=== Dataset excerpt ===
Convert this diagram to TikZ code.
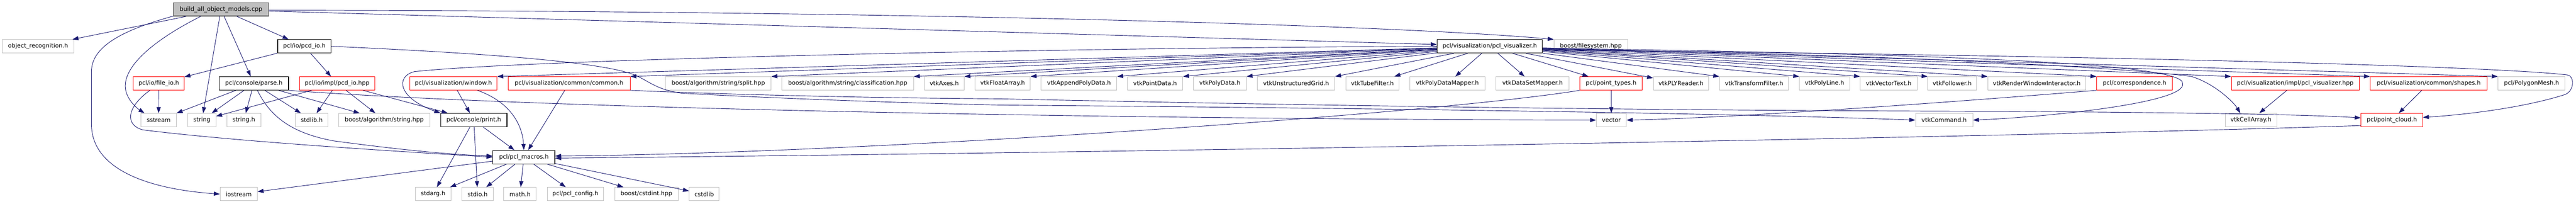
\documentclass[tikz,border=0pt]{standalone}
\usepackage{fontspec}
\setmainfont{DejaVu Sans}
\usetikzlibrary{arrows.meta}
\definecolor{edgeblue}{RGB}{25,25,112}
\definecolor{extgray}{RGB}{191,191,191}

\begin{document}
\begin{tikzpicture}[x = 0.75pt, y = -0.75pt,
  filebox/.style = {shape = rectangle, minimum height = 21pt, minimum width = #1*0.75pt, inner sep = 0pt, font = \fontsize{9.3}{11}\selectfont, line width = 0.75pt},
  ext/.style = {filebox = #1, draw = extgray},
  doc/.style = {filebox = #1, draw = black, line width = 1pt},
  trunc/.style = {filebox = #1, draw = red},
  rootbox/.style = {filebox = #1, draw = black!70, fill = extgray, line width = 1.1pt},
  dep/.style = {draw = edgeblue, line width = 0.75pt, -{Triangle[length = 9.5pt, width = 6.5pt]}}]
\useasboundingbox (0,0) rectangle (5408,427);

\node[rootbox = 200] (root) at (464,19.7) {build\_all\_object\_models.cpp};

\node[ext = 150] (objrec) at (80,97) {object\_recognition.h};
\node[doc = 112] (pcdio) at (639,97) {pcl/io/pcd\_io.h};
\node[doc = 221] (vis) at (3127.5,97) {pcl/visualization/pcl\_visualizer.h};
\node[ext = 154.5] (fs) at (3339.7,97) {boost/filesystem.hpp};

\node[trunc = 106.7] (fileio) at (333.3,174.7) {pcl/io/file\_io.h};
\node[doc = 145.5] (parse) at (533,174.7) {pcl/console/parse.h};
\node[trunc = 158.4] (pcdhpp) at (707.8,174.7) {pcl/io/impl/pcd\_io.hpp};
\node[trunc = 183] (window) at (951.8,174.7) {pcl/visualization/window.h};
\node[trunc = 256.3] (common) at (1194.6,174.7) {pcl/visualization/common/common.h};
\node[ext = 221.5] (split) at (1508,174.7) {boost/algorithm/string/split.hpp};
\node[ext = 276.4] (classif) at (1779.7,174.7) {boost/algorithm/string/classification.hpp};
\node[ext = 83.5] (axes) at (1982.3,174.7) {vtkAxes.h};
\node[ext = 116] (floatarr) at (2104.9,174.7) {vtkFloatArray.h};
\node[ext = 159] (append) at (2265.2,174.7) {vtkAppendPolyData.h};
\node[ext = 116] (pointdata) at (2425,174.7) {vtkPointData.h};
\node[ext = 111] (polydata) at (2561,174.7) {vtkPolyData.h};
\node[ext = 162.5] (ugrid) at (2721,174.7) {vtkUnstructuredGrid.h};
\node[ext = 110.7] (tube) at (2881.2,174.7) {vtkTubeFilter.h};
\node[ext = 157.6] (pdmapper) at (3038.6,174.7) {vtkPolyDataMapper.h};
\node[ext = 153.6] (dsmapper) at (3217.4,174.7) {vtkDataSetMapper.h};
\node[trunc = 130.8] (ptypes) at (3382.4,174.7) {pcl/point\_types.h};
\node[ext = 116] (ply) at (3529,174.7) {vtkPLYReader.h};
\node[ext = 145] (transf) at (3682.4,174.7) {vtkTransformFilter.h};
\node[ext = 105.3] (polyline) at (3830.4,174.7) {vtkPolyLine.h};
\node[ext = 119.2] (vtext) at (3965,174.7) {vtkVectorText.h};
\node[ext = 102.3] (follower) at (4098.4,174.7) {vtkFollower.h};
\node[ext = 205.4] (rwi) at (4275.9,174.7) {vtkRenderWindowInteractor.h};
\node[trunc = 159] (corr) at (4481.3,174.7) {pcl/correspondence.h};
\node[trunc = 268.3] (vishpp) at (4818.5,174.7) {pcl/visualization/impl/pcl\_visualizer.hpp};
\node[trunc = 245.3] (shapes) at (5098.7,174.7) {pcl/visualization/common/shapes.h};
\node[ext = 140.7] (polymesh) at (5314.7,174.7) {pcl/PolygonMesh.h};

\node[ext = 75] (sstream) at (333,251.5) {sstream};
\node[ext = 58.5] (string) at (423.9,251.5) {string};
\node[ext = 71] (stringh) at (511.8,251.5) {string.h};
\node[ext = 67.9] (stdlib) at (654.5,251.5) {stdlib.h};
\node[ext = 191] (boostalg) at (806.7,251.5) {boost/algorithm/string.hpp};
\node[doc = 139.3] (print) at (994.7,251.5) {pcl/console/print.h};
\node[ext = 63] (vector) at (3382.8,251.5) {vector};
\node[ext = 120] (vtkcmd) at (4081.5,251.5) {vtkCommand.h};
\node[ext = 108] (cellarr) at (4725.5,251.5) {vtkCellArray.h};
\node[trunc = 129.3] (ptcloud) at (5021.3,251.5) {pcl/point\_cloud.h};

\node[doc = 130] (macros) at (1099.8,329) {pcl/pcl\_macros.h};

\node[ext = 78] (iostream) at (501.1,406.5) {iostream};
\node[ext = 74.5] (stdarg) at (909.2,406.5) {stdarg.h};
\node[ext = 65.2] (stdio) at (1002.7,406.5) {stdio.h};
\node[ext = 68.3] (math) at (1091.7,406.5) {math.h};
\node[ext = 118.3] (config) at (1207.9,406.5) {pcl/pcl\_config.h};
\node[ext = 133] (cstdint) at (1357.1,406.5) {boost/cstdint.hpp};
\node[ext = 62.9] (cstdlib) at (1478.4,406.5) {cstdlib};

\draw[dep] (root) -- (objrec);
\draw[dep] (root.188.5) .. controls (250,65) and (192,100) .. (192,150) -- (192,260) .. controls (192,350) and (300,395) .. (iostream.west);
\draw[dep] (root.199) .. controls (340,75) and (263,130) .. (263,180) .. controls (263,205) and (285,225) .. (sstream.154);
\draw[dep] (root) -- (string);
\draw[dep] (root) -- (parse);
\draw[dep] (root) -- (pcdio);
\draw[dep] (root.-2) -- (vis.178);
\draw[dep] (root.-1) .. controls (1800,22) and (2900,50) .. (fs.north west);

\draw[dep] (pcdio) -- (fileio);
\draw[dep] (pcdio) -- (pcdhpp);
\draw[dep] (pcdio.east) .. controls (1100,115) and (1280,135) .. (1335,158) .. controls (1365,172) and (1380,188) .. (1430,195) .. controls (1600,205) and (1900,216) .. (2100,220) .. controls (2800,226) and (3600,236) .. (vtkcmd.west);

\draw[dep] (fileio) -- (sstream);
\draw[dep] (fileio.218) .. controls (265,225) and (262,262) .. (300,272) .. controls (500,297) and (850,318) .. (macros.180);

\draw[dep] (parse) -- (sstream);
\draw[dep] (parse) -- (string);
\draw[dep] (parse) -- (stringh);
\draw[dep] (parse) -- (stdlib);
\draw[dep] (parse) -- (boostalg);
\draw[dep] (parse.297) .. controls (570,250) and (620,280) .. (700,295) .. controls (850,315) and (950,324) .. (macros.178);
\draw[dep] (parse.south east) .. controls (1200,232) and (2500,250) .. (vector.west);

\draw[dep] (pcdhpp) -- (string);
\draw[dep] (pcdhpp) -- (stdlib);
\draw[dep] (pcdhpp) -- (boostalg);
\draw[dep] (pcdhpp) -- (print);

\draw[dep] (window) -- (print);
\draw[dep] (window.344) .. controls (1075,215) and (1097,265) .. (macros.north);
\draw[dep] (common) -- (macros);
\draw[dep] (common.south east) .. controls (1500,197) and (1800,205) .. (2100,207) .. controls (2800,222) and (3500,232) .. (4200,233) .. controls (4600,236) and (4850,240) .. (ptcloud.176);

\draw[dep] (print) -- (stdarg);
\draw[dep] (print) -- (stdio);
\draw[dep] (print) -- (macros);

\draw[dep] (macros) -- (stdarg);
\draw[dep] (macros) -- (stdio);
\draw[dep] (macros) -- (math);
\draw[dep] (macros) -- (config);
\draw[dep] (macros) -- (cstdint);
\draw[dep] (macros) -- (cstdlib);
\draw[dep] (macros) -- (iostream);

\draw[dep] (ptypes) -- (vector);
\draw[dep] (ptypes.south west) .. controls (3000,240) and (1800,322) .. (macros.2);
\draw[dep] (corr.south west) .. controls (4000,222) and (3600,248) .. (vector.east);
\draw[dep] (ptcloud.190) .. controls (4300,285) and (2500,318) .. (macros.-2);
\draw[dep] (vishpp) -- (cellarr);
\draw[dep] (shapes) -- (ptcloud);

\draw[dep] (vis) -- (window.north east);
\draw[dep] (vis) -- (common.north east);
\draw[dep] (vis) -- (split.north east);
\draw[dep] (vis) -- (classif.north east);
\draw[dep] (vis) -- (axes.north east);
\draw[dep] (vis) -- (floatarr.north east);
\draw[dep] (vis) -- (append.north east);
\draw[dep] (vis) -- (pointdata.north east);
\draw[dep] (vis) -- (polydata.north east);
\draw[dep] (vis) -- (ugrid.north east);
\draw[dep] (vis) -- (tube);
\draw[dep] (vis) -- (pdmapper);
\draw[dep] (vis) -- (dsmapper);
\draw[dep] (vis) -- (ptypes);
\draw[dep] (vis) -- (ply);
\draw[dep] (vis) -- (transf.north west);
\draw[dep] (vis) -- (polyline.north west);
\draw[dep] (vis) -- (vtext.north west);
\draw[dep] (vis) -- (follower.north west);
\draw[dep] (vis) -- (rwi.north west);
\draw[dep] (vis) -- (corr.north west);
\draw[dep] (vis) -- (vishpp.north west);
\draw[dep] (vis) -- (shapes.north west);
\draw[dep] (vis) -- (polymesh.north west);
\draw[dep] (vis.180) .. controls (2200,100) and (1100,125) .. (870,150) .. controls (830,160) and (835,205) .. (print.north west);
\draw[dep] (vis.-3) .. controls (3800,110) and (4400,135) .. (4600,160) .. controls (4650,175) and (4690,215) .. (cellarr.147);
\draw[dep] (vis.-2) .. controls (4000,112) and (4590,130) .. (4582,175) .. controls (4592,215) and (4300,245) .. (vtkcmd.east);
\draw[dep] (vis.-4) .. controls (4500,117) and (5250,140) .. (5390,157) .. controls (5405,159) and (5405,190) .. (5385,198) .. controls (5300,225) and (5180,240) .. (ptcloud.5);
\end{tikzpicture}
\end{document}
===
- Do this -
Pictures are excluded; extract exactly the lines from the start of the data through the line that holds "200] (root) at", both ends included.

- Full answer -
Convert this diagram to TikZ code.
\documentclass[tikz,border=0pt]{standalone}
\usepackage{fontspec}
\setmainfont{DejaVu Sans}
\usetikzlibrary{arrows.meta}
\definecolor{edgeblue}{RGB}{25,25,112}
\definecolor{extgray}{RGB}{191,191,191}

\begin{document}
\begin{tikzpicture}[x = 0.75pt, y = -0.75pt,
  filebox/.style = {shape = rectangle, minimum height = 21pt, minimum width = #1*0.75pt, inner sep = 0pt, font = \fontsize{9.3}{11}\selectfont, line width = 0.75pt},
  ext/.style = {filebox = #1, draw = extgray},
  doc/.style = {filebox = #1, draw = black, line width = 1pt},
  trunc/.style = {filebox = #1, draw = red},
  rootbox/.style = {filebox = #1, draw = black!70, fill = extgray, line width = 1.1pt},
  dep/.style = {draw = edgeblue, line width = 0.75pt, -{Triangle[length = 9.5pt, width = 6.5pt]}}]
\useasboundingbox (0,0) rectangle (5408,427);

\node[rootbox = 200] (root) at (464,19.7) {build\_all\_object\_models.cpp};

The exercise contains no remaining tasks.